**TASK INSTRUCTIONS:**
Retype the lines beneath this one, from the first through the line containing "from matplotlib.patches import Rectangle". Pictures are left out.

**COLLECTED MATERIAL:**
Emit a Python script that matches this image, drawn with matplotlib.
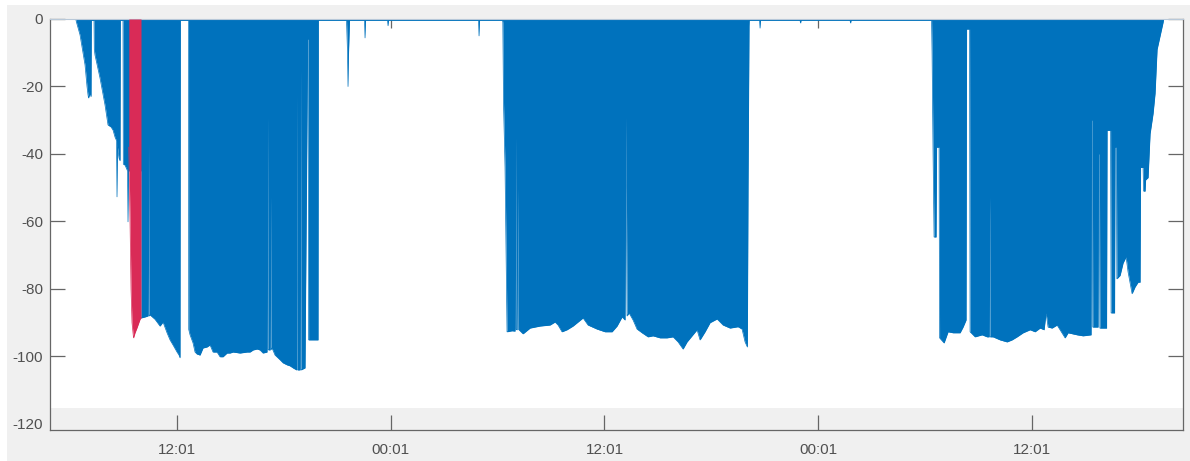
import numpy as np
import matplotlib
matplotlib.use("Agg")
import matplotlib.pyplot as plt
from matplotlib.patches import Rectangle

# time in hours since midnight of day 1, level in dBm (lower envelope of the trace)
burst1_t = [6.346, 6.374, 6.570, 6.851, 6.963, 7.019, 7.047, 7.132, 7.188, 7.205,
            7.356, 7.373, 7.412, 7.693, 7.974, 8.142, 8.311, 8.423, 8.535, 8.619,
            8.647, 8.675, 8.760, 8.816, 8.833, 8.984, 9.001, 9.097, 9.237, 9.265,
            9.293, 9.434, 9.984, 9.995, 10.220, 10.388, 10.416, 10.444, 10.501, 10.781,
            11.062, 11.230, 11.455, 11.624, 11.792, 12.017, 12.129, 12.185, 12.202, 12.662,
            12.674, 12.747, 12.915, 13.027, 13.140, 13.308, 13.476, 13.701, 13.870, 14.038,
            14.263, 14.431, 14.599, 14.824, 14.993, 15.161, 15.554, 15.947, 16.116, 16.284,
            16.509, 16.677, 16.845, 17.070, 17.098, 17.126, 17.239, 17.267, 17.295, 17.351,
            17.520, 17.800, 17.968, 18.193, 18.362, 18.530, 18.727, 18.755, 18.783, 18.923,
            18.951, 18.979, 19.204, 19.288, 19.344, 19.372, 19.389, 19.406, 19.653, 19.934,
            19.951]
burst1_v = [-0.4, -1, -4.7, -13.6, -20, -22.5, -23.4, -22, -23, -0.4,
            -0.4, -9, -10.7, -17.5, -25.5, -31.4, -32, -32.9, -35, -36,
            -52.7, -38, -41.2, -42, -0.4, -0.4, -43, -43.3, -45, -60.1,
            -45, -45, -45, -88.6, -88.3, -88, -37, -88, -87.7, -89,
            -91, -89.8, -93, -95.1, -96.6, -98.7, -99.6, -100.4, -0.4, -0.4,
            -92, -93.6, -96, -98.7, -99.3, -99.6, -97.5, -97.2, -96.6, -98.7,
            -98.7, -100.1, -100.1, -99, -99, -98.7, -99, -98.7, -98.7, -98.1,
            -97.8, -98.1, -99, -98.7, -29, -98, -98.1, -52.7, -98, -97.5,
            -99.6, -101, -101.9, -102.5, -102.8, -103.4, -104, -22, -104, -104,
            -15, -104, -103.4, -48, -6, -6, -48, -95.1, -95.1, -95.1,
            -0.4]

idle1_t = [21.534, 21.590, 21.618, 21.646, 21.702, 22.545, 22.573, 22.601,
           23.836, 23.864, 23.892, 28.946, 28.974, 29.002, 30.293]
idle1_v = [-0.4, -10, -20, -10, -0.4, -0.4, -5.6, -0.4,
           -0.4, -2, -0.4, -0.4, -5, -0.4, -0.4]

burst2_t = [30.310, 30.349, 30.434, 30.518, 30.546, 30.827, 30.995, 31.023, 31.051, 31.108,
            31.164, 31.192, 31.445, 31.838, 32.399, 32.961, 33.241, 33.410, 33.634, 33.915,
            34.252, 34.533, 34.813, 35.094, 35.600, 36.049, 36.442, 36.723, 37.003, 37.172,
            37.228, 37.284, 37.396, 37.621, 37.845, 38.126, 38.463, 38.744, 39.137, 39.530,
            39.867, 40.148, 40.429, 40.653, 40.934, 41.215, 41.383, 41.664, 41.945, 42.338,
            42.675, 43.068, 43.517, 43.742, 43.910, 44.039, 44.078, 44.134, 44.145]
burst2_v = [-1, -25, -44, -80, -92.7, -92.4, -92.5, -35, -92, -92.1,
            -50, -92, -93.3, -91.6, -91, -90.7, -89.8, -90.7, -92.7, -92.1,
            -91, -89.8, -88.6, -90.7, -91.9, -92.7, -92.7, -91, -88.3, -89.2,
            -29, -88, -87.1, -89.2, -91.9, -93, -94.2, -93.9, -94.5, -94.5,
            -94.2, -95.7, -97.8, -95.7, -93.9, -92.1, -95.1, -92.7, -90, -88.9,
            -90.7, -91.6, -91.2, -91.9, -95.7, -97.2, -50, -2, -0.4]

idle2_t = [44.724, 44.752, 44.780, 46.998, 47.026, 47.054, 49.806, 49.834, 49.862, 54.383]
idle2_v = [-0.4, -2.7, -0.4, -0.4, -1.2, -0.4, -0.4, -1.2, -0.4, -0.4]

burst3_t = [54.411, 54.467, 54.523, 54.636, 54.664, 54.804, 54.832, 55.085, 55.309, 55.590,
            55.983, 56.151, 56.320, 56.348, 56.516, 56.545, 56.825, 57.219, 57.499, 57.612,
            57.640, 57.668, 57.836, 58.229, 58.622, 58.903, 59.184, 59.521, 59.914, 60.194,
            60.475, 60.700, 60.812, 60.924, 61.149, 61.430, 61.598, 61.879, 62.047, 62.553,
            62.889, 63.339, 63.367, 63.406, 63.434, 63.732, 63.760, 63.805, 63.833, 64.209,
            64.237, 64.434, 64.462, 64.658, 64.686, 64.759, 64.787, 64.967, 65.136, 65.304,
            65.416, 65.641, 65.809, 65.978, 66.090, 66.118, 66.258, 66.287, 66.371, 66.399,
            66.539, 66.652, 66.820, 66.932, 67.045, 67.213, 67.381, 67.409]
burst3_v = [-10, -40, -64.6, -64.6, -38, -38, -94.5, -96, -92.7, -93,
            -93, -91.3, -89.2, -3, -3, -92.7, -94.2, -93.6, -94.2, -94.2,
            -52.7, -94.2, -94.2, -95.1, -95.7, -95.1, -94.2, -93, -92.1, -92.7,
            -91.6, -92.1, -87.1, -91.3, -91.6, -90.7, -92.1, -94.5, -93, -93.6,
            -93.9, -93.6, -30, -30, -91.3, -91.3, -40, -40, -91.6, -91.6,
            -33, -33, -87.1, -87.1, -38, -38, -77, -76, -72.3, -70.5,
            -75, -81.4, -79.4, -78, -78, -44, -44, -51, -51, -47.7,
            -47, -34, -28, -22, -9, -5, -1, 0]

# highlighted interval
red_t = [9.310, 9.378, 9.434, 9.490, 9.574, 9.658, 9.770, 9.939, 9.995]
red_v = [-38, -60, -80, -90, -94.5, -93, -91.5, -89, -88.6]

xtick_pos = [12.017, 24.017, 36.017, 48.017, 60.017]
xtick_lab = ["12:01", "00:01", "12:01", "00:01", "12:01"]
ytick_pos = [0, -20, -40, -60, -80, -100, -120]

BLUE = "#0072BD"
RED = "#D92B57"
GREY = "#f0f0f0"

fig = plt.figure(figsize=(11.9, 4.61), dpi=100, facecolor="white")
fig.patches.append(Rectangle((7 / 1190, 0), 1, (461 - 5) / 461, transform=fig.transFigure,
                             facecolor=GREY, edgecolor="none", zorder=-10))
ax = fig.add_axes([50 / 1190, 31 / 461, 1133 / 1190, 411 / 461])
ax.set_facecolor("white")

t = np.concatenate([burst1_t, idle1_t, burst2_t, idle2_t, burst3_t])
v = np.concatenate([burst1_v, idle1_v, burst2_v, idle2_v, burst3_v])
ax.fill_between(t, 0, v, color=BLUE, lw=0, zorder=2)
ax.plot(t, v, color=BLUE, lw=0.5, zorder=2)
ax.fill_between(red_t, 0, red_v, color=RED, lw=0, zorder=3)
ax.plot(red_t, red_v, color=RED, lw=0.5, zorder=3)

ax.set_xlim(4.885, 68.50)
ax.set_ylim(-121.8, 0)
ax.axhspan(-121.8, -115.3, color=GREY, lw=0, zorder=1.5)

ax.set_xticks(xtick_pos)
ax.set_xticklabels(xtick_lab)
ax.set_yticks(ytick_pos)
ax.set_yticklabels([str(y) for y in ytick_pos])

for lab in ax.get_xticklabels() + ax.get_yticklabels():
    lab.set_fontfamily("Liberation Sans")
    lab.set_fontsize(11)

ax.tick_params(axis="y", direction="in", left=True, right=True, length=11, width=0.9,
               color="#666666", labelcolor="#505050", pad=5)
ax.tick_params(axis="x", direction="in", bottom=True, top=True, length=11, width=0.9,
               color="#666666", labelcolor="#505050", pad=9)
for tk in ax.xaxis.get_major_ticks():
    tk.tick2line.set_markersize(6.5)
ax.yaxis.get_major_ticks()[-1].tick1line.set_visible(False)
ax.yaxis.get_major_ticks()[-1].tick2line.set_visible(False)

for side in ["left", "right", "bottom"]:
    ax.spines[side].set_color("#666666")
    ax.spines[side].set_linewidth(0.9)
ax.spines["top"].set_color("#b8c8d8")
ax.spines["top"].set_linewidth(0.8)

fig.savefig("out.png", dpi=100, facecolor=fig.get_facecolor())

**REPLY TO THE EXERCISE:**
Emit a Python script that matches this image, drawn with matplotlib.
import numpy as np
import matplotlib
matplotlib.use("Agg")
import matplotlib.pyplot as plt
from matplotlib.patches import Rectangle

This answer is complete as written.